Provide only the number of lines in the records below that include "with".

** Start INPUT DATA **

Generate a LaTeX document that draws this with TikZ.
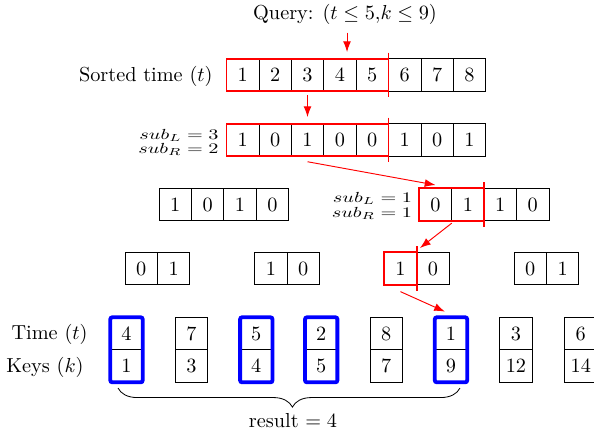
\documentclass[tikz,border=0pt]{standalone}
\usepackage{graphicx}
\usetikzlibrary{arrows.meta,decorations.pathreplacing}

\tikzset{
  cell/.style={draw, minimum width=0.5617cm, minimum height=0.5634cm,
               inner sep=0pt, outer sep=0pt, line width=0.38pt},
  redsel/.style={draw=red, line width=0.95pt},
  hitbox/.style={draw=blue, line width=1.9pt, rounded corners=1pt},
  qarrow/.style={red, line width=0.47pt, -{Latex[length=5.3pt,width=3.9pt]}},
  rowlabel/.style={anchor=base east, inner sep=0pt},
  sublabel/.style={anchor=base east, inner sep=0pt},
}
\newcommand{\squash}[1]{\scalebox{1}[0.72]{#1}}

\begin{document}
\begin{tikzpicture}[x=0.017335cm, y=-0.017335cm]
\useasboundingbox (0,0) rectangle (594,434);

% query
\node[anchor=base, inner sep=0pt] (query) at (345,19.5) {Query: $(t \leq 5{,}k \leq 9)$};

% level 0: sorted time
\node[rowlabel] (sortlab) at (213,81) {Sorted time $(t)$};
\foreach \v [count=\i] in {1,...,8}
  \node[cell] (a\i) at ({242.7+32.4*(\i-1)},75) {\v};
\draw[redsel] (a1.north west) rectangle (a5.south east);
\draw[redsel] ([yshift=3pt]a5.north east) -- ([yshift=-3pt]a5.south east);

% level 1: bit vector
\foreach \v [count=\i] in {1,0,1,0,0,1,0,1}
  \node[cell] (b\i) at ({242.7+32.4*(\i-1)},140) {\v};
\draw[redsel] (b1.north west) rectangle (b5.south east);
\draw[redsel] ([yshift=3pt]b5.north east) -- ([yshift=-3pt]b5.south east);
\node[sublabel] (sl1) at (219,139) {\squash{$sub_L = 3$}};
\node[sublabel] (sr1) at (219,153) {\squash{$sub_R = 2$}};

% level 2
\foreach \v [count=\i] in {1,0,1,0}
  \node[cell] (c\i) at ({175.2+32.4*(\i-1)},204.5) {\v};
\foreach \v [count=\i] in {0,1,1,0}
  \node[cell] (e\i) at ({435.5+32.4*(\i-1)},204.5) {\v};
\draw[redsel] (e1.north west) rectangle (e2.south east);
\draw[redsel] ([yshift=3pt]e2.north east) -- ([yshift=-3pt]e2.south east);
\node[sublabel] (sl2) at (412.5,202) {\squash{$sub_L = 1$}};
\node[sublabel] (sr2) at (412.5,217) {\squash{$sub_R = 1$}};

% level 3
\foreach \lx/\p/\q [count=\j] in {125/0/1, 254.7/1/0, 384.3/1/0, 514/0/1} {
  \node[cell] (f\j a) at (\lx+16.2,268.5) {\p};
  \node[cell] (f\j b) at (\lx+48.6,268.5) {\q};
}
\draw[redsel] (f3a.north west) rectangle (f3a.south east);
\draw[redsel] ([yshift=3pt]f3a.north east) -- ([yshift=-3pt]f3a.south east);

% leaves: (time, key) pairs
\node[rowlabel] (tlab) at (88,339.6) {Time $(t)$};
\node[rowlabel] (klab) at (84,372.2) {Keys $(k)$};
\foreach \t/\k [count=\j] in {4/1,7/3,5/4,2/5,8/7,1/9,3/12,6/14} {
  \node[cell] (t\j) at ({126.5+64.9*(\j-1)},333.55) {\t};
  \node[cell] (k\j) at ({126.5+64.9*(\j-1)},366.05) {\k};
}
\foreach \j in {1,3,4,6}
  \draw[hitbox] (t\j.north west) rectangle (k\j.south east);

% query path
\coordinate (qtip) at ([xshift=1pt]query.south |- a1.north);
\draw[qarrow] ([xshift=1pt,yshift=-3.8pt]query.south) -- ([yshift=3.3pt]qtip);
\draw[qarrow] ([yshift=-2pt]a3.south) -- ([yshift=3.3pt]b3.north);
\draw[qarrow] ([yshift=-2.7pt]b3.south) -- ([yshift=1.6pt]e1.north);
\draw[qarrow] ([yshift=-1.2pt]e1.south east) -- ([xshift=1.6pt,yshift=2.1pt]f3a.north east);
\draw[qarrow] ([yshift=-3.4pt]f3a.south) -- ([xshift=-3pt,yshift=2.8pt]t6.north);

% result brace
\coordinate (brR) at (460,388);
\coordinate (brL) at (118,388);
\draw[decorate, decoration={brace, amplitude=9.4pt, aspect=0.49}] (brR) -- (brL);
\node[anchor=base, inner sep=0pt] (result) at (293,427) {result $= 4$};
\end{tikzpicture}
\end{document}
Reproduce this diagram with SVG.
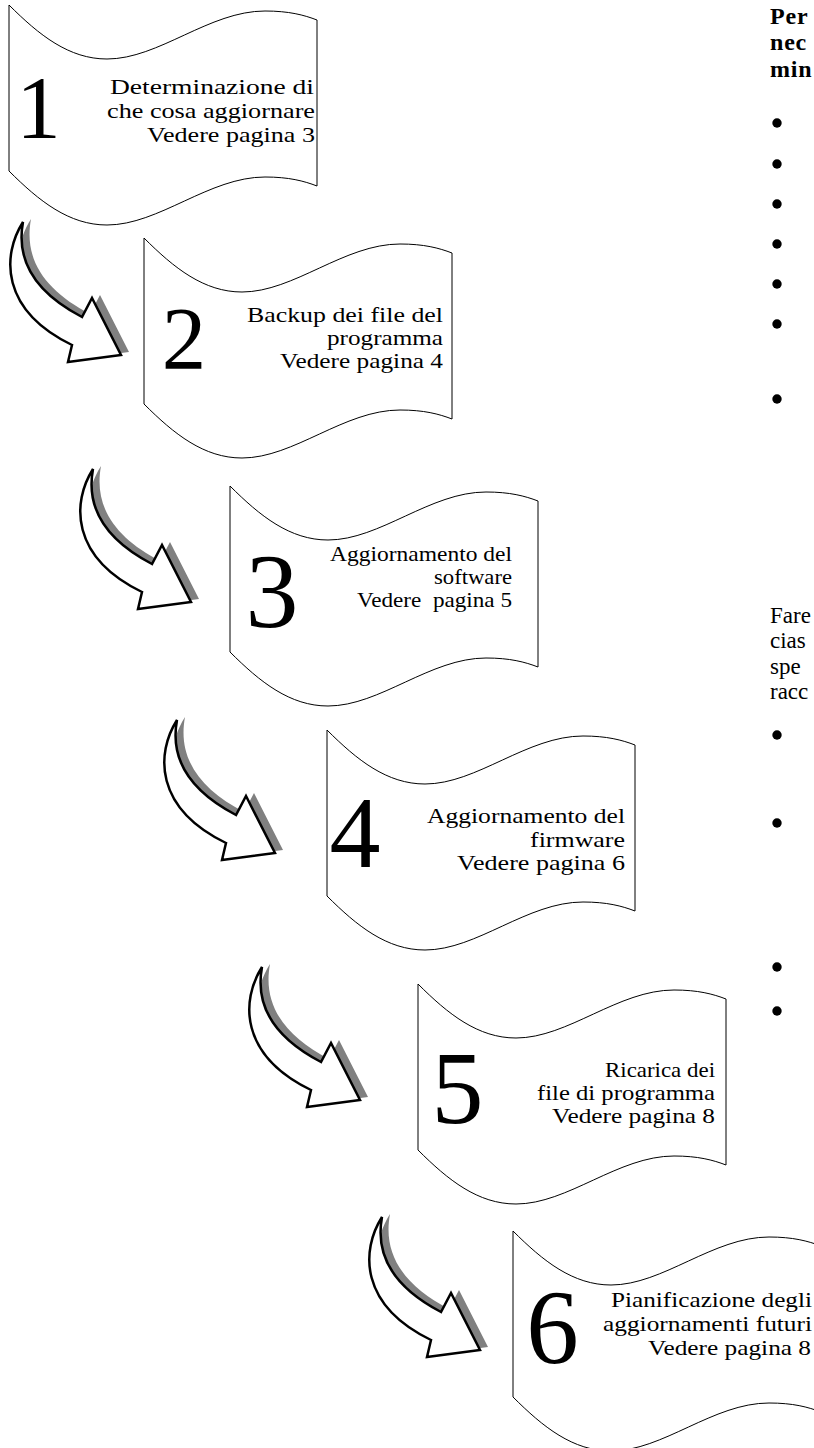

** End INPUT DATA **

■ RESULT:
2